=== DATASET EXTRACT ===
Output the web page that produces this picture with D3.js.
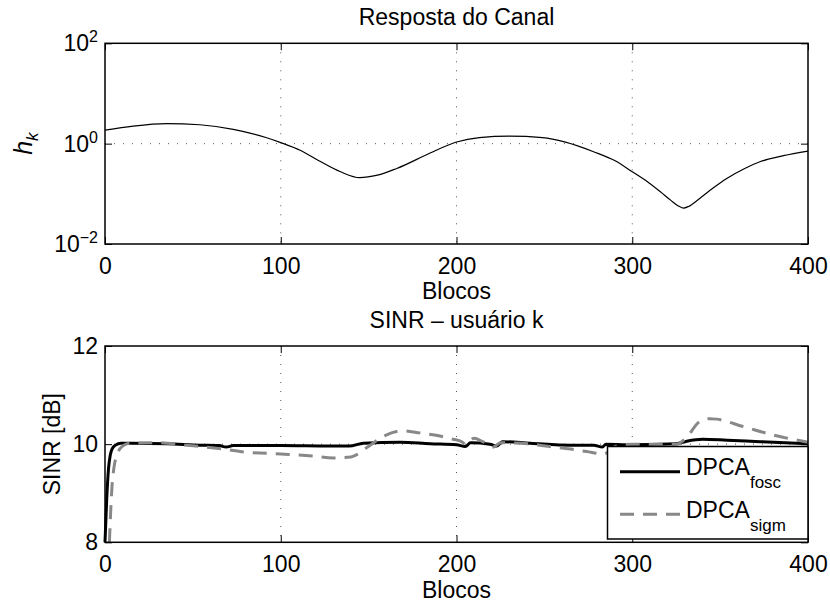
<!DOCTYPE html>
<html>
<head>
<meta charset="utf-8">
<script src="https://cdn.jsdelivr.net/npm/d3@7"></script>
<style>
  body { margin: 0; background: #fff; }
  svg { display: block; font-family: "Liberation Sans", Arial, sans-serif; }
  .grid line { stroke: #555; stroke-width: 1; stroke-dasharray: 1, 8; }
  .axis path { display: none; }
  .axis line { stroke: #000; stroke-width: 1; }
  .axis text { fill: #000; font-size: 23px; font-family: "Liberation Sans", Arial, sans-serif; }
</style>
</head>
<body>
<div id="chart"></div>
<script>
// Resposta do canal (h_k)
const blocosH = [0, 16, 35, 54, 73, 92, 100, 111, 122, 134, 145, 155, 166, 185, 200, 213, 230, 249, 262, 278,
  290, 300, 309, 316, 322, 326, 329, 332, 338, 346, 354, 364, 373, 386, 400];
const canalH = [1.86, 2.24, 2.51, 2.38, 1.93, 1.31, 1.05, 0.74, 0.45, 0.275, 0.21, 0.235, 0.32, 0.65, 1.08, 1.32, 1.41, 1.32, 1.07, 0.69,
  0.46, 0.275, 0.17, 0.11, 0.074, 0.058, 0.052, 0.056, 0.079, 0.13, 0.204, 0.32, 0.44, 0.575, 0.71];

// SINR - DPCA fosc
const blocosFosc = [0, 1, 2, 3, 4, 6, 9, 16, 35, 54, 65, 69, 73, 100, 128, 139, 147, 168, 185, 200,
  205, 208, 219, 223, 226, 242, 265, 278, 283, 285, 297, 325, 331, 340, 354, 373, 400];
const sinrFosc = [8.0, 8.9, 9.5, 9.78, 9.9, 9.98, 10.02, 10.02, 10.01, 9.98, 9.97, 9.94, 9.97, 9.97, 9.96, 9.96, 10.02, 10.04, 10.01, 9.99,
  9.95, 10.03, 10.0, 9.96, 10.05, 10.02, 9.98, 9.98, 9.94, 10.0, 9.99, 10.01, 10.06, 10.1, 10.08, 10.05, 10.01];

// SINR - DPCA sigm
const blocosSigm = [2.5, 3.2, 4, 5, 7, 10, 14, 29, 46, 67, 79, 100, 118, 130, 140, 149, 158, 169, 179, 190,
  198, 203, 205, 210, 215, 221, 225, 237, 253, 265, 274, 284, 290, 300, 325, 331, 338, 344, 348, 363, 382, 400];
const sinrSigm = [8.0, 8.6, 9.15, 9.5, 9.8, 9.96, 10.02, 10.03, 9.98, 9.9, 9.84, 9.8, 9.76, 9.72, 9.74, 9.93, 10.15, 10.27, 10.23, 10.17,
  10.1, 10.05, 10.0, 10.12, 10.05, 9.94, 10.03, 10.02, 9.95, 9.9, 9.85, 9.8, 9.95, 10.0, 10.0, 10.14, 10.45, 10.52, 10.51, 10.36, 10.17, 10.04];

const xTicks = [0, 100, 200, 300, 400];
const hTicks = [0.01, 1, 100];
const hExps = ["\u22122", "0", "2"];
const sinrTicks = [8, 10, 12];
const legendLabels = [["DPCA", "fosc"], ["DPCA", "sigm"]];

const W = 830, H = 603;
const left = 105, right = 808;
const top1 = 43.3, bottom1 = 244;
const top2 = 346, bottom2 = 542.3;
const tickLen = 7;

const svg = d3.select("#chart").append("svg")
  .attr("width", W)
  .attr("height", H);

svg.append("rect").attr("width", W).attr("height", H).attr("fill", "#fff");

function drawFrame(x, y, yTop, yBottom, yTickVals, gridY, padX) {
  const g = svg.append("g");

  const grid = g.append("g").attr("class", "grid");
  grid.selectAll("line.v")
    .data(xTicks.slice(1, -1))
    .enter().append("line")
    .attr("x1", d => x(d)).attr("x2", d => x(d))
    .attr("y1", yTop).attr("y2", yBottom);
  grid.selectAll("line.h")
    .data(gridY)
    .enter().append("line")
    .attr("x1", left).attr("x2", right)
    .attr("y1", d => y(d)).attr("y2", d => y(d));

  g.append("g").attr("class", "axis")
    .attr("transform", "translate(0," + yBottom + ")")
    .call(d3.axisBottom(x).tickValues(xTicks).tickSize(-tickLen).tickPadding(padX).tickFormat(d3.format("d")));
  g.append("g").attr("class", "axis")
    .attr("transform", "translate(0," + yTop + ")")
    .call(d3.axisTop(x).tickValues(xTicks).tickSize(-tickLen).tickFormat(""));
  const yAxis = g.append("g").attr("class", "axis")
    .attr("transform", "translate(" + left + ",0)")
    .call(d3.axisLeft(y).tickValues(yTickVals).tickSize(-tickLen).tickPadding(7).tickFormat(d3.format("d")));
  g.append("g").attr("class", "axis")
    .attr("transform", "translate(" + right + ",0)")
    .call(d3.axisRight(y).tickValues(yTickVals).tickSize(-tickLen).tickFormat(""));

  return yAxis;
}

function drawBox(yTop, yBottom) {
  svg.append("rect")
    .attr("x", left).attr("y", yTop)
    .attr("width", right - left).attr("height", yBottom - yTop)
    .attr("fill", "none")
    .attr("stroke", "#000")
    .attr("stroke-width", 1.5);
}

// ---- grafico de cima: resposta do canal
const x1 = d3.scaleLinear().domain([0, 400]).range([left, right]);
const y1 = d3.scaleLog().domain([0.01, 100]).range([bottom1, top1]);

const yAxis1 = drawFrame(x1, y1, top1, bottom1, hTicks, [1], 14);
yAxis1.selectAll(".tick text")
  .text("10")
  .append("tspan")
  .attr("dy", "-0.55em")
  .attr("font-size", "16px")
  .text((d, i) => hExps[i]);

const lineH = d3.line()
  .x(d => x1(d[0]))
  .y(d => y1(d[1]))
  .curve(d3.curveMonotoneX);

svg.append("path")
  .attr("d", lineH(d3.zip(blocosH, canalH)))
  .attr("fill", "none")
  .attr("stroke", "#000")
  .attr("stroke-width", 1.2);

drawBox(top1, bottom1);

svg.append("text")
  .attr("x", (left + right) / 2).attr("y", 25)
  .attr("text-anchor", "middle")
  .attr("font-size", 23)
  .text("Resposta do Canal");

svg.append("text")
  .attr("x", (left + right) / 2).attr("y", 299)
  .attr("text-anchor", "middle")
  .attr("font-size", 23)
  .text("Blocos");

const hLabel = svg.append("text")
  .attr("transform", "translate(32," + ((top1 + bottom1) / 2) + ") rotate(-90)")
  .attr("text-anchor", "middle")
  .attr("font-size", 25)
  .attr("font-style", "italic");
hLabel.append("tspan").text("h");
hLabel.append("tspan").attr("dy", "0.35em").attr("font-size", 17).text("k");

// ---- grafico de baixo: SINR
const x2 = d3.scaleLinear().domain([0, 400]).range([left, right]);
const y2 = d3.scaleLinear().domain([8, 12]).range([bottom2, top2]);

drawFrame(x2, y2, top2, bottom2, sinrTicks, [10], 13);

const lineS = d3.line()
  .x(d => x2(d[0]))
  .y(d => y2(d[1]))
  .curve(d3.curveMonotoneX);

svg.append("path")
  .attr("d", lineS(d3.zip(blocosFosc, sinrFosc)))
  .attr("fill", "none")
  .attr("stroke", "#000")
  .attr("stroke-width", 3);

svg.append("path")
  .attr("d", lineS(d3.zip(blocosSigm, sinrSigm)))
  .attr("fill", "none")
  .attr("stroke", "#888")
  .attr("stroke-width", 3)
  .attr("stroke-dasharray", "14,9");

drawBox(top2, bottom2);

svg.append("text")
  .attr("x", (left + right) / 2).attr("y", 328)
  .attr("text-anchor", "middle")
  .attr("font-size", 23)
  .text("SINR \u2013 usu\u00e1rio k");

svg.append("text")
  .attr("x", (left + right) / 2).attr("y", 598)
  .attr("text-anchor", "middle")
  .attr("font-size", 23)
  .text("Blocos");

svg.append("text")
  .attr("transform", "translate(60," + ((top2 + bottom2) / 2) + ") rotate(-90)")
  .attr("text-anchor", "middle")
  .attr("font-size", 23)
  .text("SINR [dB]");

// legenda
const legend = svg.append("g");
legend.append("rect")
  .attr("x", 607.5).attr("y", 446.5)
  .attr("width", 200.5).attr("height", 92.5)
  .attr("fill", "#fff")
  .attr("stroke", "#000")
  .attr("stroke-width", 1.5);

const legendStyles = [
  {stroke: "#000", dash: null},
  {stroke: "#888", dash: "14,9"}
];
const legendRow = d3.scaleLinear().domain([0, 1]).range([471.7, 514.3]);

legendLabels.forEach(function (lab, i) {
  const yy = legendRow(i);
  legend.append("line")
    .attr("x1", 620).attr("x2", 680)
    .attr("y1", yy).attr("y2", yy)
    .attr("stroke", legendStyles[i].stroke)
    .attr("stroke-width", 3)
    .attr("stroke-dasharray", legendStyles[i].dash);
  const t = legend.append("text")
    .attr("x", 686).attr("y", yy + 3.5)
    .attr("font-size", 23);
  t.append("tspan").text(lab[0]);
  t.append("tspan").attr("dy", 13).attr("font-size", 17).text(lab[1]);
});
</script>
</body>
</html>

=== WHAT TO WORK ON ===
Your task is to reproduce exactly the lines from the start of the data above through the line containing "0.44, 0.575, 0.71];", leaving every picture out.

=== THE SOLUTION ===
Output the web page that produces this picture with D3.js.
<!DOCTYPE html>
<html>
<head>
<meta charset="utf-8">
<script src="https://cdn.jsdelivr.net/npm/d3@7"></script>
<style>
  body { margin: 0; background: #fff; }
  svg { display: block; font-family: "Liberation Sans", Arial, sans-serif; }
  .grid line { stroke: #555; stroke-width: 1; stroke-dasharray: 1, 8; }
  .axis path { display: none; }
  .axis line { stroke: #000; stroke-width: 1; }
  .axis text { fill: #000; font-size: 23px; font-family: "Liberation Sans", Arial, sans-serif; }
</style>
</head>
<body>
<div id="chart"></div>
<script>
// Resposta do canal (h_k)
const blocosH = [0, 16, 35, 54, 73, 92, 100, 111, 122, 134, 145, 155, 166, 185, 200, 213, 230, 249, 262, 278,
  290, 300, 309, 316, 322, 326, 329, 332, 338, 346, 354, 364, 373, 386, 400];
const canalH = [1.86, 2.24, 2.51, 2.38, 1.93, 1.31, 1.05, 0.74, 0.45, 0.275, 0.21, 0.235, 0.32, 0.65, 1.08, 1.32, 1.41, 1.32, 1.07, 0.69,
  0.46, 0.275, 0.17, 0.11, 0.074, 0.058, 0.052, 0.056, 0.079, 0.13, 0.204, 0.32, 0.44, 0.575, 0.71];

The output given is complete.